Dataset excerpt ::
— BEGIN —

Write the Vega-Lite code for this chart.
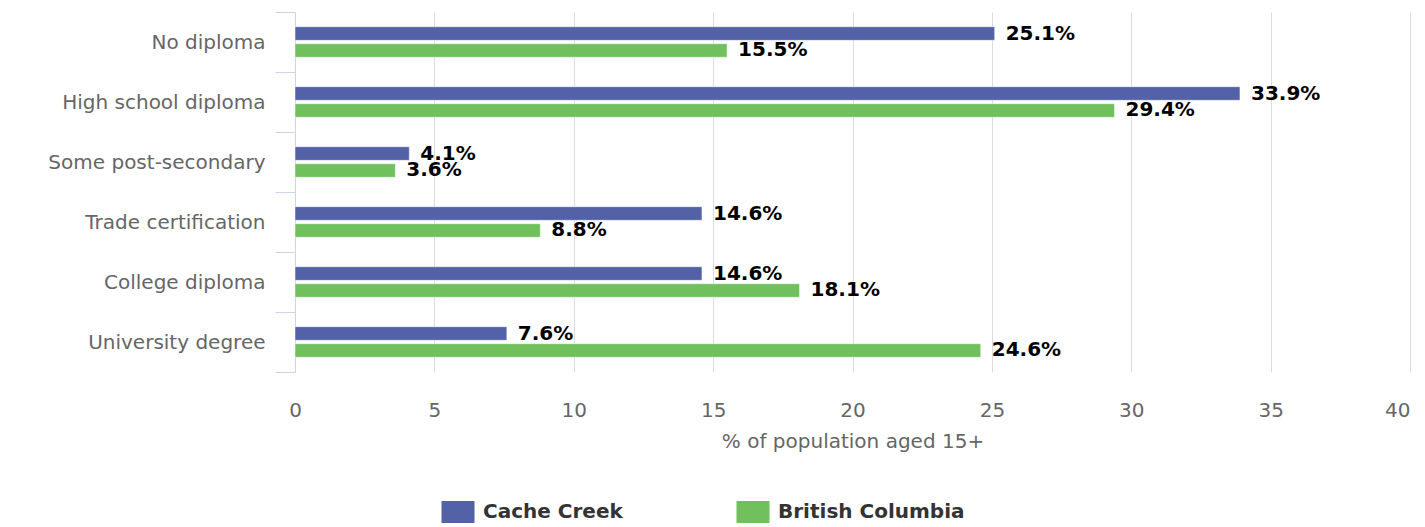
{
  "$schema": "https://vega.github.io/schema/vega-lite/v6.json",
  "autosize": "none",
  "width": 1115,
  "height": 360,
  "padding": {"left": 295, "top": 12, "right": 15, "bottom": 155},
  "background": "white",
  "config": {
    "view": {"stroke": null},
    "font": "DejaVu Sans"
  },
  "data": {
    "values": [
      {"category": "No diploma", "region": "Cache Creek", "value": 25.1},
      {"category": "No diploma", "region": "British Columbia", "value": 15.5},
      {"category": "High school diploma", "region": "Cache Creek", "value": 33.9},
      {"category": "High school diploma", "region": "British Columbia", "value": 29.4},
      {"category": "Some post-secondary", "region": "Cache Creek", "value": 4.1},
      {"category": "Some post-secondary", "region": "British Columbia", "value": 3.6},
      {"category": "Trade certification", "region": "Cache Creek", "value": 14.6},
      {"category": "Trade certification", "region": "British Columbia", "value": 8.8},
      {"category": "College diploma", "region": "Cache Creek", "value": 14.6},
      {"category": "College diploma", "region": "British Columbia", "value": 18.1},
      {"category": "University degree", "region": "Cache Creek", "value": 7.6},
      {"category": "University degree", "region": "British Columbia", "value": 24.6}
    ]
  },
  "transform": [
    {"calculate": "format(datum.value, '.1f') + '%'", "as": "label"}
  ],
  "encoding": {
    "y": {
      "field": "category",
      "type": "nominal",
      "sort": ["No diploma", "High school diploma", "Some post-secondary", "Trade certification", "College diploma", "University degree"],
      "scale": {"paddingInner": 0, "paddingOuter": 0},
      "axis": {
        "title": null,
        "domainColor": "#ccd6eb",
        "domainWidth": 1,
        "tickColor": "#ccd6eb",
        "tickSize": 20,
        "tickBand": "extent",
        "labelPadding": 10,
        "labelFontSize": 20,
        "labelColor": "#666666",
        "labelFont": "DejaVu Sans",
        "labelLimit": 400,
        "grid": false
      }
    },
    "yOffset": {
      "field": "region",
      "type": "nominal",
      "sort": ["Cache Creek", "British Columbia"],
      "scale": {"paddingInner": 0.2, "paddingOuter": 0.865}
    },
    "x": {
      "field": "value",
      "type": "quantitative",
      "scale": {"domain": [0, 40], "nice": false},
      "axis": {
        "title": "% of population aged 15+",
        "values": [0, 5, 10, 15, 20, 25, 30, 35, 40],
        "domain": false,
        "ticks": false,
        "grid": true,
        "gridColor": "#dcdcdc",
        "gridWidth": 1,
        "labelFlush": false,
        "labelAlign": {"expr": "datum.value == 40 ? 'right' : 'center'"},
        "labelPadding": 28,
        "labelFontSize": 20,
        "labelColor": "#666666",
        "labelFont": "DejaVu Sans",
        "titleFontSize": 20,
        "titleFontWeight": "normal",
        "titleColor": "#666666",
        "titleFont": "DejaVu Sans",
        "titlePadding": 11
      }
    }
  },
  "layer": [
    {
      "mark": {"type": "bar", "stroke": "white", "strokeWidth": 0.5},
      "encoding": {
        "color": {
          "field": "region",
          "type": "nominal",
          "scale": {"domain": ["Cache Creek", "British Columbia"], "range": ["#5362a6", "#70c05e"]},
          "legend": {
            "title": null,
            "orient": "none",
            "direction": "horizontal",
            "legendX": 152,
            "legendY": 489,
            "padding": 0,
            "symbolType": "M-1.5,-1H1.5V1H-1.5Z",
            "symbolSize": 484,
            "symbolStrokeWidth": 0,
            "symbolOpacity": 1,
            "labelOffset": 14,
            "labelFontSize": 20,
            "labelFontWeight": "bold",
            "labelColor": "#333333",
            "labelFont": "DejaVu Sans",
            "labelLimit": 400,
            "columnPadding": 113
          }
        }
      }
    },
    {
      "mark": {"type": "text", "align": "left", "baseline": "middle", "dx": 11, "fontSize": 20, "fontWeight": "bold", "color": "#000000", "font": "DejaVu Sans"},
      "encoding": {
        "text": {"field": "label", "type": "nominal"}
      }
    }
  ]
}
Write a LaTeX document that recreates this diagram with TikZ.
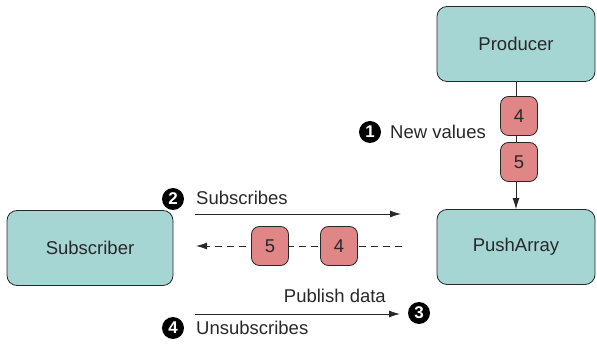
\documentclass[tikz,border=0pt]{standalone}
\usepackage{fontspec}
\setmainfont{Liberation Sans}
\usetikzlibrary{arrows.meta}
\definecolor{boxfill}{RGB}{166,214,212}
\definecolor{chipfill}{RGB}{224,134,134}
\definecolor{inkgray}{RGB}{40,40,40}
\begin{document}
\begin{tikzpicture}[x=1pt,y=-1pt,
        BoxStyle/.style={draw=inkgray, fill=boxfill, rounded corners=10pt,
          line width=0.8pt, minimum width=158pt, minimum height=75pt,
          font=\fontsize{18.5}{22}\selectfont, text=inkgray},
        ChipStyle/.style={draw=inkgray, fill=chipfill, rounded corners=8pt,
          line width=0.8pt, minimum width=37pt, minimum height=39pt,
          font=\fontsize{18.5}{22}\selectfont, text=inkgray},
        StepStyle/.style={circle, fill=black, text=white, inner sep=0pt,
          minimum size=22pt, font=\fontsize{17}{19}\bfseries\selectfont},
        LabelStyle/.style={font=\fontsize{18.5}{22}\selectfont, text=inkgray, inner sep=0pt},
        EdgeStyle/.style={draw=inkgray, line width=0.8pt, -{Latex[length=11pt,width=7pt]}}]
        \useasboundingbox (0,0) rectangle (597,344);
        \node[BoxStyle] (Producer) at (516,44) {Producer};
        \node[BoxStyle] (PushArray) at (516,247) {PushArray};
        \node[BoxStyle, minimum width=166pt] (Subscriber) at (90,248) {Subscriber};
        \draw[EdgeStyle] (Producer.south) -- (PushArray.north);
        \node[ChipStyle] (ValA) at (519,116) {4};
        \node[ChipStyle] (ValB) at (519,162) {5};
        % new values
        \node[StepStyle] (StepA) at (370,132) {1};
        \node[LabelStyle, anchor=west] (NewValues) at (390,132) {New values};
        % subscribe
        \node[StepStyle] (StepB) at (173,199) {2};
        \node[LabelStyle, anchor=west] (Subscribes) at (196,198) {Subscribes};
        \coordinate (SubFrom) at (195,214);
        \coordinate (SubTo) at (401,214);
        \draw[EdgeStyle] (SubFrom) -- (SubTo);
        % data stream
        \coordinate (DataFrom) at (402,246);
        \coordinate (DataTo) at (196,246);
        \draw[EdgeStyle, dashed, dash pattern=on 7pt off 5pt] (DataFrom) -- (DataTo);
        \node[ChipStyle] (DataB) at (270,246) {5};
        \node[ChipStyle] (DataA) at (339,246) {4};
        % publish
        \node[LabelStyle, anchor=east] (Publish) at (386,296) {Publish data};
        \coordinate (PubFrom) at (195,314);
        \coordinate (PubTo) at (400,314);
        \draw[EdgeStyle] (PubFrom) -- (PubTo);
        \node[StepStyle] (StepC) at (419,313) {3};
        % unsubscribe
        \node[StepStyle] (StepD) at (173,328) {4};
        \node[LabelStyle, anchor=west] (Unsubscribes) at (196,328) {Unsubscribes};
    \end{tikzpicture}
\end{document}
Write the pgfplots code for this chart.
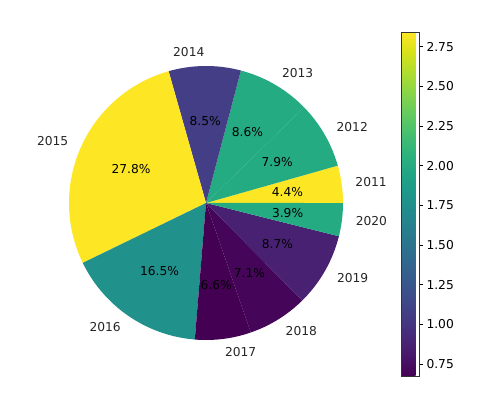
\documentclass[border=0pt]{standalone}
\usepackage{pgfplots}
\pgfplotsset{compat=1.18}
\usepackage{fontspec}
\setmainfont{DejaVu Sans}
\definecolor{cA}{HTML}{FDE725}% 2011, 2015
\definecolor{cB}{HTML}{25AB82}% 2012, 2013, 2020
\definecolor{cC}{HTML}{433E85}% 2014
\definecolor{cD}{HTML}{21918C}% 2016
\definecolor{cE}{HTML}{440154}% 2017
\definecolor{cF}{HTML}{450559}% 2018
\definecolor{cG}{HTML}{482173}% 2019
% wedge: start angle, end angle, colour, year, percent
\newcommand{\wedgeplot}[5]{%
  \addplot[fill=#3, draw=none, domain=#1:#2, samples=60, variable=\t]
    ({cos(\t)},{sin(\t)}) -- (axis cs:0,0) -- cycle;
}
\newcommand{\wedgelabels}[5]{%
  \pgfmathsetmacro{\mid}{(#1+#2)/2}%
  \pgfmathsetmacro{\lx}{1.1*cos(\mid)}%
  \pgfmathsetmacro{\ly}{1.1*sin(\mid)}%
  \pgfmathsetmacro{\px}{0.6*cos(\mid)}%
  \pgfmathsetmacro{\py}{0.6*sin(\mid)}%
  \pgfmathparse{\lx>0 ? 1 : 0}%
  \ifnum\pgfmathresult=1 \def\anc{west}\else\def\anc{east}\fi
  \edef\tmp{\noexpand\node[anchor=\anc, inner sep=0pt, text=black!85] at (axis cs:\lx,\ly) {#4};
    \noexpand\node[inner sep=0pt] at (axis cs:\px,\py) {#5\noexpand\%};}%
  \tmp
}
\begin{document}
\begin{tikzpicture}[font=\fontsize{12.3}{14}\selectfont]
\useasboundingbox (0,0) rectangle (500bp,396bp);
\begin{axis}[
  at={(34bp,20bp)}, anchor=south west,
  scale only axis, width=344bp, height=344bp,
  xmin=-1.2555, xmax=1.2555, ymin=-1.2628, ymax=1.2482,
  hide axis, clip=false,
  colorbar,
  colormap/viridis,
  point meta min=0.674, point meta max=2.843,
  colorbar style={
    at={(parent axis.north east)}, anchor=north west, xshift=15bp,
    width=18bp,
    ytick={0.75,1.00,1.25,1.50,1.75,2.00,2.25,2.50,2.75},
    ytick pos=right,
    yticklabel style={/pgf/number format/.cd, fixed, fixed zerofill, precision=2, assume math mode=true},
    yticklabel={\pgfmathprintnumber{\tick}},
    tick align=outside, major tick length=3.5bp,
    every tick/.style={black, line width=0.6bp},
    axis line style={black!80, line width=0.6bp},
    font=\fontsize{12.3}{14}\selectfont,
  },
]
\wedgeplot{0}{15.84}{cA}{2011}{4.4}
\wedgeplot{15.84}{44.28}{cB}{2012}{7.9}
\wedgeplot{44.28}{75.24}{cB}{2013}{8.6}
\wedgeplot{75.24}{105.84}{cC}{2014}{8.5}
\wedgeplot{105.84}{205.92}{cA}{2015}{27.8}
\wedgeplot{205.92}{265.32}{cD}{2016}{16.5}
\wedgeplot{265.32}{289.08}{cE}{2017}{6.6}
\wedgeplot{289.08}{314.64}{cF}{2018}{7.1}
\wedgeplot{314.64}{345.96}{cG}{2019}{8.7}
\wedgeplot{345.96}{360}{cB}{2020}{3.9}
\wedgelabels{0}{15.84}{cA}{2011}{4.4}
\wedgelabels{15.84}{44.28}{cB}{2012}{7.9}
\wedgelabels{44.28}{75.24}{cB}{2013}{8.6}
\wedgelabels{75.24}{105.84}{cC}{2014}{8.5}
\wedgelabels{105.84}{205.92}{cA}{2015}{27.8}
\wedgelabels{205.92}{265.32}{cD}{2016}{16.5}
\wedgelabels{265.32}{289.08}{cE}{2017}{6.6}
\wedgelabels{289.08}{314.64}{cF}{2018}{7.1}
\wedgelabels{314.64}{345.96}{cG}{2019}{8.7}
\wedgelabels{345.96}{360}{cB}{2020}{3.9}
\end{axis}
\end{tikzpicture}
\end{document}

— END —

EXERCISE INSTRUCTIONS ::
Give the count of lines in the listing above that include "chart", with no other words.

ANSWER TO THIS TASK ::
2